龍ヶ崎の撞舞
りゅうがさきのつくまい
概要
龍ヶ崎の撞舞は、高い柱に登りさまざまな曲芸的所作を演じる芸能で、毎年七月二十五日から行われる八坂神社の祗園祭の最終日二十七日に、市内の根町【ねまち】大通りにある八坂神社仮宮前の所定の場所で行われる芸能であり、地元では雨乞いの意味をもつと伝えている。
その起源は定かではないが、使用される面に安政二年(一八五五)の記載があることから、少なくとも一九世紀前半以前にはさかのぼると思われる。祭礼の期日は、古くは旧暦六月二十八日・二十九日であったが、明治四十年より七月二十五日・二十六日となり、さらに大正十年ころより現在の形となった。
撞舞が行われるツクバシラ(つく柱)は、二間四方の櫓に据えられた八間の杉の丸柱で、薦を巻いてその上を白木綿・紺木綿で覆い白布で縛り、先端に横木をつけその上に桟俵【さんだわら】一〇〇個で作った円座【えんざ】を載せ、横木には轡【くつわ】二個と麻の房を垂らしており、全体として竜に見立てているといわれる。

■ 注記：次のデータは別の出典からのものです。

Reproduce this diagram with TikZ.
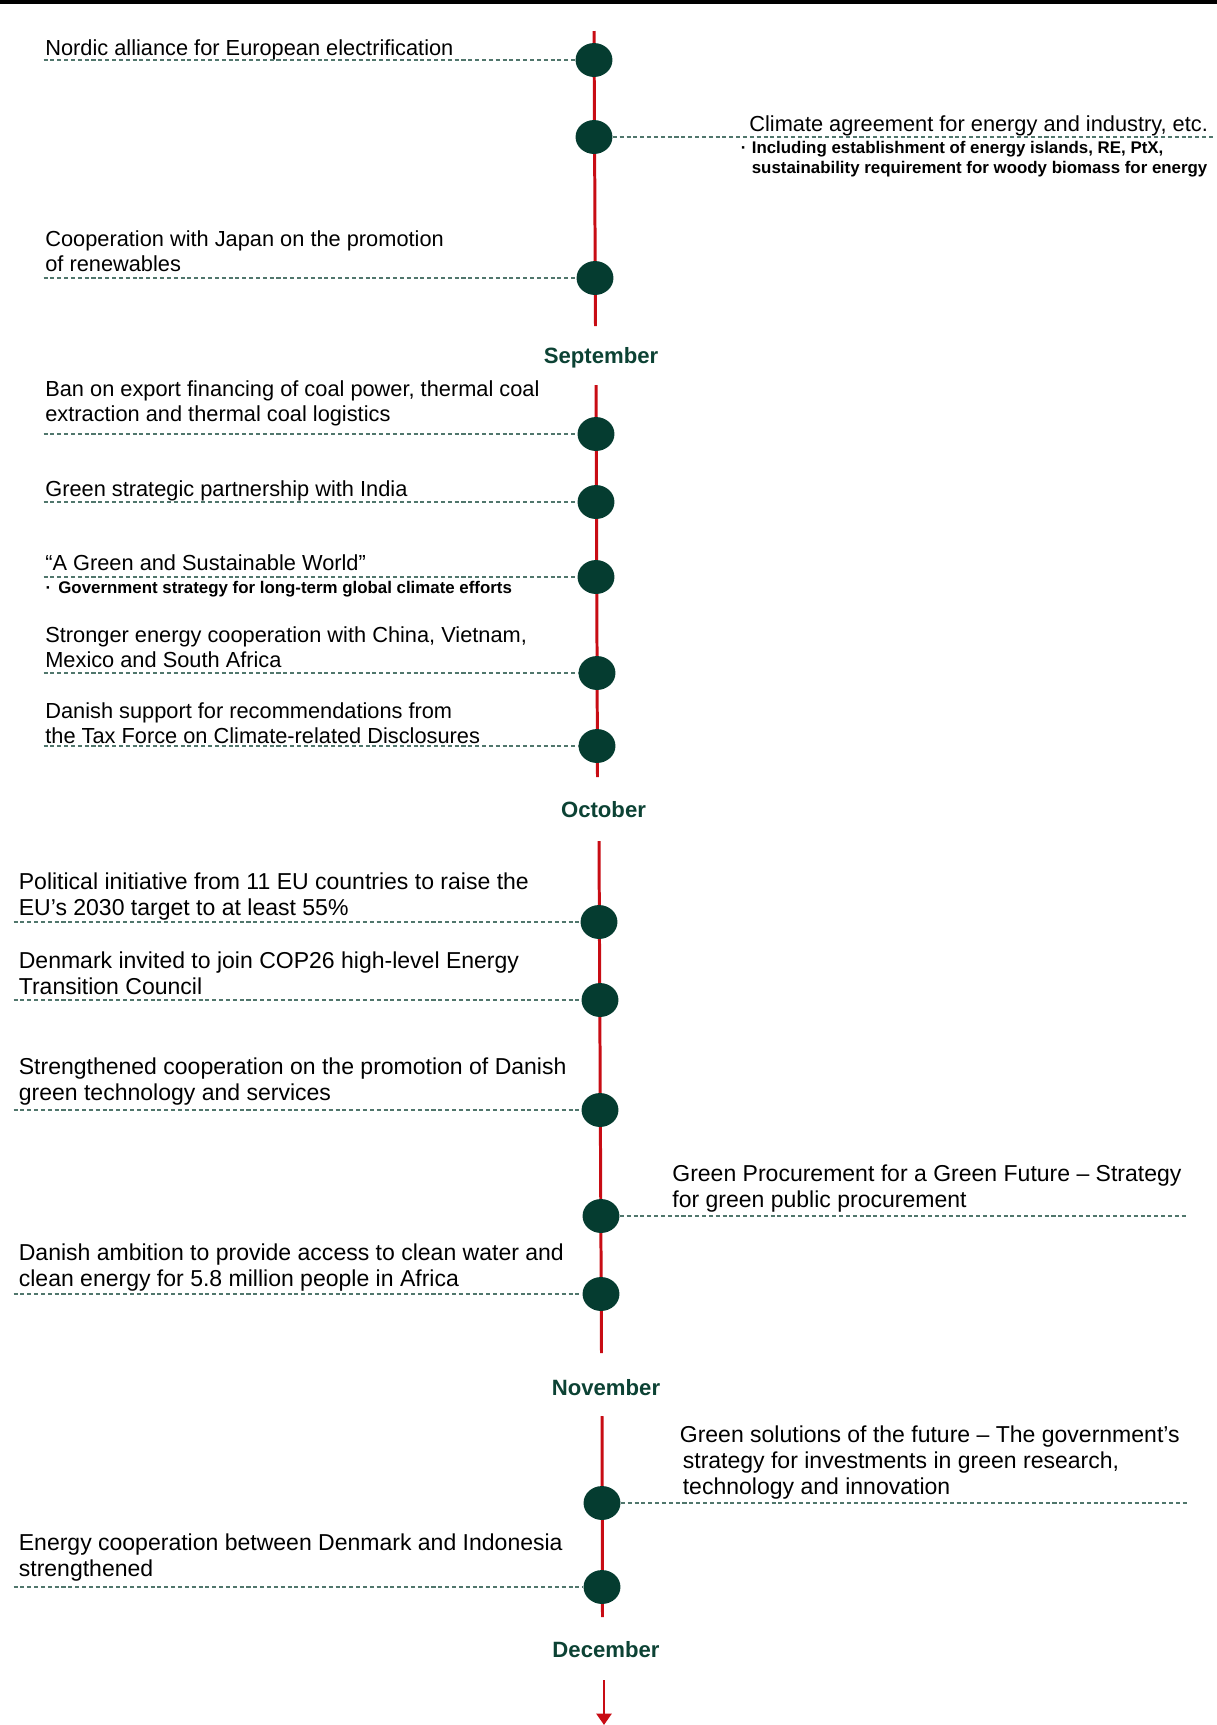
\documentclass[tikz,border=0pt]{standalone}
\usepackage{fontspec}
\setmainfont{Liberation Sans}
\usepackage{xcolor}
\usepackage{tikz}
\usetikzlibrary{shapes.geometric, arrows.meta}
\definecolor{dotgreen}{RGB}{5,60,48}
\definecolor{monthgreen}{RGB}{12,66,52}
\definecolor{spinered}{RGB}{200,12,20}
\definecolor{leadgray}{RGB}{80,118,108}
\tikzset{
  dot/.style={ellipse, fill=dotgreen, minimum width=21pt, minimum height=19.3pt, inner sep=0pt},
  evt/.style={anchor=base west, inner sep=0pt, align=left, font=\fontsize{12.4}{14.2}\selectfont},
  evtbig/.style={evt, font=\fontsize{13.1}{14.6}\selectfont},
  note/.style={anchor=base west, inner sep=0pt, align=left, font=\fontsize{9.6}{11.3}\selectfont\bfseries},
  month/.style={anchor=base, inner sep=0pt, text=monthgreen, font=\fontsize{12.6}{15}\selectfont\bfseries},
  lead/.style={draw=leadgray, line width=0.7pt, dash pattern=on 2.3pt off 1.6pt},
  spine/.style={draw=spinered, line width=1.7pt},
}

\begin{document}
\begin{tikzpicture}[x=0.02cm, y=-0.02cm]
  \useasboundingbox (0,0) rectangle (1217,1725);
  \draw[line width=2.3pt] (0,2) -- (1217,2);

  % ends of the leader lines
  \coordinate (lm1) at (43.5,0);
  \coordinate (lm3) at (13.5,0);
  \coordinate (rm1) at (1215,0);
  \coordinate (rm3) at (1187,0);

  % spine pieces between the months
  \coordinate (s1a) at (594,31);   \coordinate (s1b) at (595.5,326);
  \coordinate (s2a) at (596,385);  \coordinate (s2b) at (597.5,777);
  \coordinate (s3a) at (599,841);  \coordinate (s3b) at (601.5,1353);
  \coordinate (s4a) at (602,1416); \coordinate (s4b) at (602.5,1617);
  \coordinate (s5a) at (604,1680); \coordinate (s5b) at (604,1725);
  \draw[spine] (s1a) -- (s1b);
  \draw[spine] (s2a) -- (s2b);
  \draw[spine] (s3a) -- (s3b);
  \draw[spine] (s4a) -- (s4b);
  \draw[spine, -{Triangle[width=8.5pt, length=6.5pt]}] (s5a) -- (s5b);

  \node[month] (sep) at (601,363) {September};
  \node[month] (oct) at (603.5,817) {October};
  \node[month] (nov) at (606,1395) {November};
  \node[month] (dec) at (606,1657) {December};

  % August (base = last line)
  \node[dot] (d1) at (594,60) {};
  \node[dot] (d2) at (594,137) {};
  \node[dot] (d3) at (595,278) {};
  \node[evt] (t1) at (45,55) {Nordic alliance for European electrification};
  \node[evt] (t2) at (749,131) {Climate agreement for energy and industry, etc.};
  \node[note] (n2) at (751.5,173) {\llap{\textperiodcentered\hspace{3pt}}Including establishment of energy islands, RE, PtX,\\sustainability requirement for woody biomass for energy};
  \node[evt] (t3) at (45,271.7) {Cooperation with Japan on the promotion\\of renewables};
  \draw[lead] (lm1 |- d1) -- (d1);
  \draw[lead] (d2) -- (rm1 |- d2);
  \draw[lead] (lm1 |- d3) -- (d3);

  % September
  \node[dot] (d4) at (596,434) {};
  \node[dot] (d5) at (596,502) {};
  \node[dot] (d6) at (596,577) {};
  \node[dot] (d7) at (597,673) {};
  \node[dot] (d8) at (597,746) {};
  \node[evt] (t4) at (45,421.7) {Ban on export financing of coal power, thermal coal\\extraction and thermal coal logistics};
  \node[evt] (t5) at (45,496.7) {Green strategic partnership with India};
  \node[evt] (t6) at (45,570.7) {``A Green and Sustainable World''};
  \node[note] (n6) at (58,593.3) {\llap{\textperiodcentered\hspace{4pt}}Government strategy for long-term global climate efforts};
  \node[evt] (t7) at (45,667.7) {Stronger energy cooperation with China, Vietnam,\\Mexico and South Africa};
  \node[evt] (t8) at (45,743.3) {Danish support for recommendations from\\the Tax Force on Climate-related Disclosures};
  \draw[lead] (lm1 |- d4) -- (d4);
  \draw[lead] (lm1 |- d5) -- (d5);
  \draw[lead] (lm1 |- d6) -- (d6);
  \draw[lead] (lm1 |- d7) -- (d7);
  \draw[lead] (lm1 |- d8) -- (d8);

  % October
  \node[dot] (d9) at (599,922) {};
  \node[dot] (d10) at (600,1000) {};
  \node[dot] (d11) at (600,1110) {};
  \node[dot] (d12) at (601,1216) {};
  \node[dot] (d13) at (601,1294) {};
  \node[evtbig] (t9) at (18.5,915) {Political initiative from 11 EU countries to raise the\\EU’s 2030 target to at least 55\%};
  \node[evtbig] (t10) at (18.5,994) {Denmark invited to join COP26 high-level Energy\\Transition Council};
  \node[evtbig] (t11) at (18.5,1100) {Strengthened cooperation on the promotion of Danish\\green technology and services};
  \node[evtbig] (t12) at (672,1207) {Green Procurement for a Green Future – Strategy\\for green public procurement};
  \node[evtbig] (t13) at (18.5,1286) {Danish ambition to provide access to clean water and\\clean energy for 5.8 million people in Africa};
  \draw[lead] (lm3 |- d9) -- (d9);
  \draw[lead] (lm3 |- d10) -- (d10);
  \draw[lead] (lm3 |- d11) -- (d11);
  \draw[lead] (d12) -- (rm3 |- d12);
  \draw[lead] (lm3 |- d13) -- (d13);

  % November
  \node[dot] (d14) at (602,1503) {};
  \node[dot] (d15) at (602,1587) {};
  \node[evtbig] (t14) at (679.5,1494) {Green solutions of the future – The government’s\\\hspace*{1.7pt}strategy for investments in green research,\\\hspace*{1.7pt}technology and innovation};
  \node[evtbig] (t15) at (18.5,1576) {Energy cooperation between Denmark and Indonesia\\strengthened};
  \draw[lead] (d14) -- (rm3 |- d14);
  \draw[lead] (lm3 |- d15) -- (d15);
\end{tikzpicture}
\end{document}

当日の夕刻、舞男【まいおとこ】と称する舞の演じ手は、つく柱の近くにある蛙宿【かえるやど】で、唐草模様の筒袖襦袢に裁着袴【たつつけばかま】の衣装と、後ろに「ウロコ」と呼ばれる布を垂らした雨蛙の被り物を被り準備を整え、世話役に先導され八坂神社仮宮に赴き、お祓いを受け御神酒をいただき、弓矢を神主より手渡され櫓に戻り、笛・太鼓で奏される囃子につれてつく柱に登る。途中で逆さまになるなどの芸を見せながら頂上に達すると、円座の上に立ち上がり「四方払い」と称して東西南北に矢を射る。その後頂上で逆立ちをしたり、横木に仰向けに寝たり、つく柱から張られた白綱に移ってさまざまな軽業を演じ、つく柱に戻り頭を下にして滑り降りる。これら一連の軽業の姿は、室町から近世初頭に見世物として流行した「蜘蛛舞【くもまい】」という曲芸に近似しており、それらが祇園祭礼と結びついて伝承されたことをうかがわせる。
以上のように龍ヶ崎の撞舞は、かつて流行した曲芸が地元の祇園祭礼と結びついて独自に伝承されてきた伝承であり、芸能の変遷の過程を知るうえで重要である。